==== COLLECTED DATA ====

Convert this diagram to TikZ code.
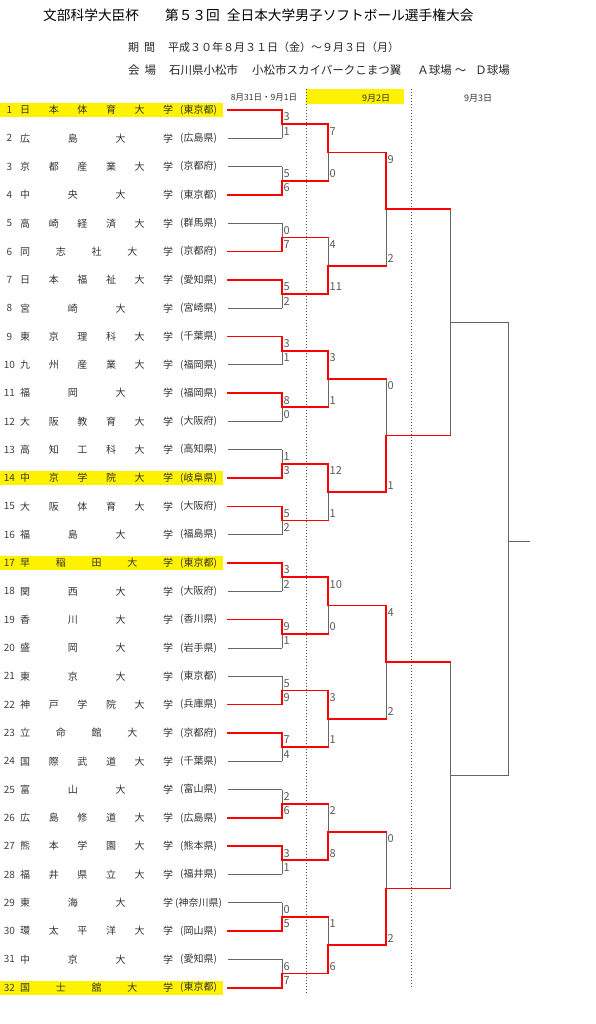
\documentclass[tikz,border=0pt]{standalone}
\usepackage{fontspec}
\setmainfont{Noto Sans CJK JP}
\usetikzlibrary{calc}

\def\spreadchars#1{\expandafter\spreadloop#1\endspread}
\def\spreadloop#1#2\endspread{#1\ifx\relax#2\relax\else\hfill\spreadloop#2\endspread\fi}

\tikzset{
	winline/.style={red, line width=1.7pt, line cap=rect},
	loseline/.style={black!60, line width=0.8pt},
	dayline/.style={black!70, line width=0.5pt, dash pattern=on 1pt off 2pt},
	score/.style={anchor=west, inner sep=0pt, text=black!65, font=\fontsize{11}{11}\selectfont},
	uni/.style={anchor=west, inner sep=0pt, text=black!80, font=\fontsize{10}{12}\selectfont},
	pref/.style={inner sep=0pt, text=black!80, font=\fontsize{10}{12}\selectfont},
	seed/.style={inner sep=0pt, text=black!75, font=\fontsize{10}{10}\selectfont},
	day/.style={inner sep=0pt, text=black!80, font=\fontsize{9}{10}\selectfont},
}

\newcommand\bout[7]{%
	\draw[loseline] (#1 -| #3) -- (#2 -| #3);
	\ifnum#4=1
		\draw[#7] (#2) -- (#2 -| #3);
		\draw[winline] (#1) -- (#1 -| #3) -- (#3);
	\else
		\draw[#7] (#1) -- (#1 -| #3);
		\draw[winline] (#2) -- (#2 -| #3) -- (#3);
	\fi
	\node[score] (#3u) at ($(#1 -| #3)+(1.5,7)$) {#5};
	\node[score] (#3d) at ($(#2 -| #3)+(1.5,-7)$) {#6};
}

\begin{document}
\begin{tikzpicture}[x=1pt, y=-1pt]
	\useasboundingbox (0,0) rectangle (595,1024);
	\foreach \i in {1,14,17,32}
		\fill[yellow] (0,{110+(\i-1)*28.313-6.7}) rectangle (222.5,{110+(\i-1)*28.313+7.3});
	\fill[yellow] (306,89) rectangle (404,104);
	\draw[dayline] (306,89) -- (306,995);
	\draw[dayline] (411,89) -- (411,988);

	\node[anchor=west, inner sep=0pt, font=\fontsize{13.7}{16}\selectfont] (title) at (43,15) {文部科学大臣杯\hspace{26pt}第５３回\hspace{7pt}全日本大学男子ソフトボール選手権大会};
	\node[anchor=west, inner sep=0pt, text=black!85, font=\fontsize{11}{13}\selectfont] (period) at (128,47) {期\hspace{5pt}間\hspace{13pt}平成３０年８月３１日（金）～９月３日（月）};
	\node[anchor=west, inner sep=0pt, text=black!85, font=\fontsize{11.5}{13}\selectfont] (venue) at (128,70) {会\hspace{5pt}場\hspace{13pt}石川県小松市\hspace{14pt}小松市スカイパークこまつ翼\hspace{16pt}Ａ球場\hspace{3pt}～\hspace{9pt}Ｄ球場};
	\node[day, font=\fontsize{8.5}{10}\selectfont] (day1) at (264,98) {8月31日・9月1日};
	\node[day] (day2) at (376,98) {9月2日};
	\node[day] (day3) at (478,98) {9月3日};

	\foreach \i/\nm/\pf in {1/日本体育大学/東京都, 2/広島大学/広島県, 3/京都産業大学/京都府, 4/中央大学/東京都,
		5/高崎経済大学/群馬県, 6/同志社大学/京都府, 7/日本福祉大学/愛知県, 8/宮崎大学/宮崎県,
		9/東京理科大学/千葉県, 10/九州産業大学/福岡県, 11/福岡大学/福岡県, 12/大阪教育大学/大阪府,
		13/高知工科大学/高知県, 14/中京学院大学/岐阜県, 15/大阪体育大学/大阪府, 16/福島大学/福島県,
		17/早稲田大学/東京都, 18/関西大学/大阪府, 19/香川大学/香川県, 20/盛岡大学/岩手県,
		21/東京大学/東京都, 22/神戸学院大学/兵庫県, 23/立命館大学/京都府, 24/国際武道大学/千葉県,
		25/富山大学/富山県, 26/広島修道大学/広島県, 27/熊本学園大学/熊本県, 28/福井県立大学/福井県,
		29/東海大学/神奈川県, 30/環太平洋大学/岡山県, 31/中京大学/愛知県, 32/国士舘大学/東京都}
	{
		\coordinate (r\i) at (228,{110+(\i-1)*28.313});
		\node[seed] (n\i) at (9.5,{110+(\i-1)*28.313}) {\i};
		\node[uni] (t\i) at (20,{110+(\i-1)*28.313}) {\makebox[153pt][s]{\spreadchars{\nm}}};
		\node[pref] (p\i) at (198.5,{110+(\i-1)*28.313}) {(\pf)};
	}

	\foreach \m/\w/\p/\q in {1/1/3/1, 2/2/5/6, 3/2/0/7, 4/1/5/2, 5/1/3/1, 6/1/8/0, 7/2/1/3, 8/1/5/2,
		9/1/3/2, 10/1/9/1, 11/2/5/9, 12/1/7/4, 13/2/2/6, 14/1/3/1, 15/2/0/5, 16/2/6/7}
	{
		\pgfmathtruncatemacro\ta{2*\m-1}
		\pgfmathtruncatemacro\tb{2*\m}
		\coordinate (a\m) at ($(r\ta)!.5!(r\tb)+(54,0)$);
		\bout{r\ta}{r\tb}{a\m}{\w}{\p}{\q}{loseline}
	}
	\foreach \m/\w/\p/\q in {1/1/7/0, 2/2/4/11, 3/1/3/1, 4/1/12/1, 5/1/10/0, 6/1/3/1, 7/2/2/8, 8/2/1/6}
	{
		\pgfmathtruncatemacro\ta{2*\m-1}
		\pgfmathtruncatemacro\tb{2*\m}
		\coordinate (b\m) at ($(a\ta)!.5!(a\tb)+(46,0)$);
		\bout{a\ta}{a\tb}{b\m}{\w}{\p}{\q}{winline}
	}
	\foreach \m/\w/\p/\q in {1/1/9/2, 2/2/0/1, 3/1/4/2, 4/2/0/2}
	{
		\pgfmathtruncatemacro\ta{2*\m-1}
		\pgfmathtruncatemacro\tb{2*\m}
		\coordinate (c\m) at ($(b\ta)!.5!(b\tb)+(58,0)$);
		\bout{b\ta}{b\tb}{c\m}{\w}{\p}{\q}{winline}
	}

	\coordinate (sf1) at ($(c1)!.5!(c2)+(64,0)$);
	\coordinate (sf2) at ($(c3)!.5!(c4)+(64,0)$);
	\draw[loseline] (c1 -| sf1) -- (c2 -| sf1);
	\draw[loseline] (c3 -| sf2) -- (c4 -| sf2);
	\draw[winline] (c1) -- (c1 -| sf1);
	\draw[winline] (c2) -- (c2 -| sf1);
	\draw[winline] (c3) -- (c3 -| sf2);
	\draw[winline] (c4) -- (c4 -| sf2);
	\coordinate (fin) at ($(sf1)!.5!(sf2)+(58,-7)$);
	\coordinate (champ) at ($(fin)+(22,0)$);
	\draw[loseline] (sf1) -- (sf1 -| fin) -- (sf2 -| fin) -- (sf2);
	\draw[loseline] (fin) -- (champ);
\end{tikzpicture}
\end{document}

====

_PROBLEM REQUIREMENTS_
Write out the full set of lines verbatim, without the pictures.

_THE SOLUTION_
Convert this diagram to TikZ code.
\documentclass[tikz,border=0pt]{standalone}
\usepackage{fontspec}
\setmainfont{Noto Sans CJK JP}
\usetikzlibrary{calc}

\def\spreadchars#1{\expandafter\spreadloop#1\endspread}
\def\spreadloop#1#2\endspread{#1\ifx\relax#2\relax\else\hfill\spreadloop#2\endspread\fi}

\tikzset{
	winline/.style={red, line width=1.7pt, line cap=rect},
	loseline/.style={black!60, line width=0.8pt},
	dayline/.style={black!70, line width=0.5pt, dash pattern=on 1pt off 2pt},
	score/.style={anchor=west, inner sep=0pt, text=black!65, font=\fontsize{11}{11}\selectfont},
	uni/.style={anchor=west, inner sep=0pt, text=black!80, font=\fontsize{10}{12}\selectfont},
	pref/.style={inner sep=0pt, text=black!80, font=\fontsize{10}{12}\selectfont},
	seed/.style={inner sep=0pt, text=black!75, font=\fontsize{10}{10}\selectfont},
	day/.style={inner sep=0pt, text=black!80, font=\fontsize{9}{10}\selectfont},
}

\newcommand\bout[7]{%
	\draw[loseline] (#1 -| #3) -- (#2 -| #3);
	\ifnum#4=1
		\draw[#7] (#2) -- (#2 -| #3);
		\draw[winline] (#1) -- (#1 -| #3) -- (#3);
	\else
		\draw[#7] (#1) -- (#1 -| #3);
		\draw[winline] (#2) -- (#2 -| #3) -- (#3);
	\fi
	\node[score] (#3u) at ($(#1 -| #3)+(1.5,7)$) {#5};
	\node[score] (#3d) at ($(#2 -| #3)+(1.5,-7)$) {#6};
}

\begin{document}
\begin{tikzpicture}[x=1pt, y=-1pt]
	\useasboundingbox (0,0) rectangle (595,1024);
	\foreach \i in {1,14,17,32}
		\fill[yellow] (0,{110+(\i-1)*28.313-6.7}) rectangle (222.5,{110+(\i-1)*28.313+7.3});
	\fill[yellow] (306,89) rectangle (404,104);
	\draw[dayline] (306,89) -- (306,995);
	\draw[dayline] (411,89) -- (411,988);

	\node[anchor=west, inner sep=0pt, font=\fontsize{13.7}{16}\selectfont] (title) at (43,15) {文部科学大臣杯\hspace{26pt}第５３回\hspace{7pt}全日本大学男子ソフトボール選手権大会};
	\node[anchor=west, inner sep=0pt, text=black!85, font=\fontsize{11}{13}\selectfont] (period) at (128,47) {期\hspace{5pt}間\hspace{13pt}平成３０年８月３１日（金）～９月３日（月）};
	\node[anchor=west, inner sep=0pt, text=black!85, font=\fontsize{11.5}{13}\selectfont] (venue) at (128,70) {会\hspace{5pt}場\hspace{13pt}石川県小松市\hspace{14pt}小松市スカイパークこまつ翼\hspace{16pt}Ａ球場\hspace{3pt}～\hspace{9pt}Ｄ球場};
	\node[day, font=\fontsize{8.5}{10}\selectfont] (day1) at (264,98) {8月31日・9月1日};
	\node[day] (day2) at (376,98) {9月2日};
	\node[day] (day3) at (478,98) {9月3日};

	\foreach \i/\nm/\pf in {1/日本体育大学/東京都, 2/広島大学/広島県, 3/京都産業大学/京都府, 4/中央大学/東京都,
		5/高崎経済大学/群馬県, 6/同志社大学/京都府, 7/日本福祉大学/愛知県, 8/宮崎大学/宮崎県,
		9/東京理科大学/千葉県, 10/九州産業大学/福岡県, 11/福岡大学/福岡県, 12/大阪教育大学/大阪府,
		13/高知工科大学/高知県, 14/中京学院大学/岐阜県, 15/大阪体育大学/大阪府, 16/福島大学/福島県,
		17/早稲田大学/東京都, 18/関西大学/大阪府, 19/香川大学/香川県, 20/盛岡大学/岩手県,
		21/東京大学/東京都, 22/神戸学院大学/兵庫県, 23/立命館大学/京都府, 24/国際武道大学/千葉県,
		25/富山大学/富山県, 26/広島修道大学/広島県, 27/熊本学園大学/熊本県, 28/福井県立大学/福井県,
		29/東海大学/神奈川県, 30/環太平洋大学/岡山県, 31/中京大学/愛知県, 32/国士舘大学/東京都}
	{
		\coordinate (r\i) at (228,{110+(\i-1)*28.313});
		\node[seed] (n\i) at (9.5,{110+(\i-1)*28.313}) {\i};
		\node[uni] (t\i) at (20,{110+(\i-1)*28.313}) {\makebox[153pt][s]{\spreadchars{\nm}}};
		\node[pref] (p\i) at (198.5,{110+(\i-1)*28.313}) {(\pf)};
	}

	\foreach \m/\w/\p/\q in {1/1/3/1, 2/2/5/6, 3/2/0/7, 4/1/5/2, 5/1/3/1, 6/1/8/0, 7/2/1/3, 8/1/5/2,
		9/1/3/2, 10/1/9/1, 11/2/5/9, 12/1/7/4, 13/2/2/6, 14/1/3/1, 15/2/0/5, 16/2/6/7}
	{
		\pgfmathtruncatemacro\ta{2*\m-1}
		\pgfmathtruncatemacro\tb{2*\m}
		\coordinate (a\m) at ($(r\ta)!.5!(r\tb)+(54,0)$);
		\bout{r\ta}{r\tb}{a\m}{\w}{\p}{\q}{loseline}
	}
	\foreach \m/\w/\p/\q in {1/1/7/0, 2/2/4/11, 3/1/3/1, 4/1/12/1, 5/1/10/0, 6/1/3/1, 7/2/2/8, 8/2/1/6}
	{
		\pgfmathtruncatemacro\ta{2*\m-1}
		\pgfmathtruncatemacro\tb{2*\m}
		\coordinate (b\m) at ($(a\ta)!.5!(a\tb)+(46,0)$);
		\bout{a\ta}{a\tb}{b\m}{\w}{\p}{\q}{winline}
	}
	\foreach \m/\w/\p/\q in {1/1/9/2, 2/2/0/1, 3/1/4/2, 4/2/0/2}
	{
		\pgfmathtruncatemacro\ta{2*\m-1}
		\pgfmathtruncatemacro\tb{2*\m}
		\coordinate (c\m) at ($(b\ta)!.5!(b\tb)+(58,0)$);
		\bout{b\ta}{b\tb}{c\m}{\w}{\p}{\q}{winline}
	}

	\coordinate (sf1) at ($(c1)!.5!(c2)+(64,0)$);
	\coordinate (sf2) at ($(c3)!.5!(c4)+(64,0)$);
	\draw[loseline] (c1 -| sf1) -- (c2 -| sf1);
	\draw[loseline] (c3 -| sf2) -- (c4 -| sf2);
	\draw[winline] (c1) -- (c1 -| sf1);
	\draw[winline] (c2) -- (c2 -| sf1);
	\draw[winline] (c3) -- (c3 -| sf2);
	\draw[winline] (c4) -- (c4 -| sf2);
	\coordinate (fin) at ($(sf1)!.5!(sf2)+(58,-7)$);
	\coordinate (champ) at ($(fin)+(22,0)$);
	\draw[loseline] (sf1) -- (sf1 -| fin) -- (sf2 -| fin) -- (sf2);
	\draw[loseline] (fin) -- (champ);
\end{tikzpicture}
\end{document}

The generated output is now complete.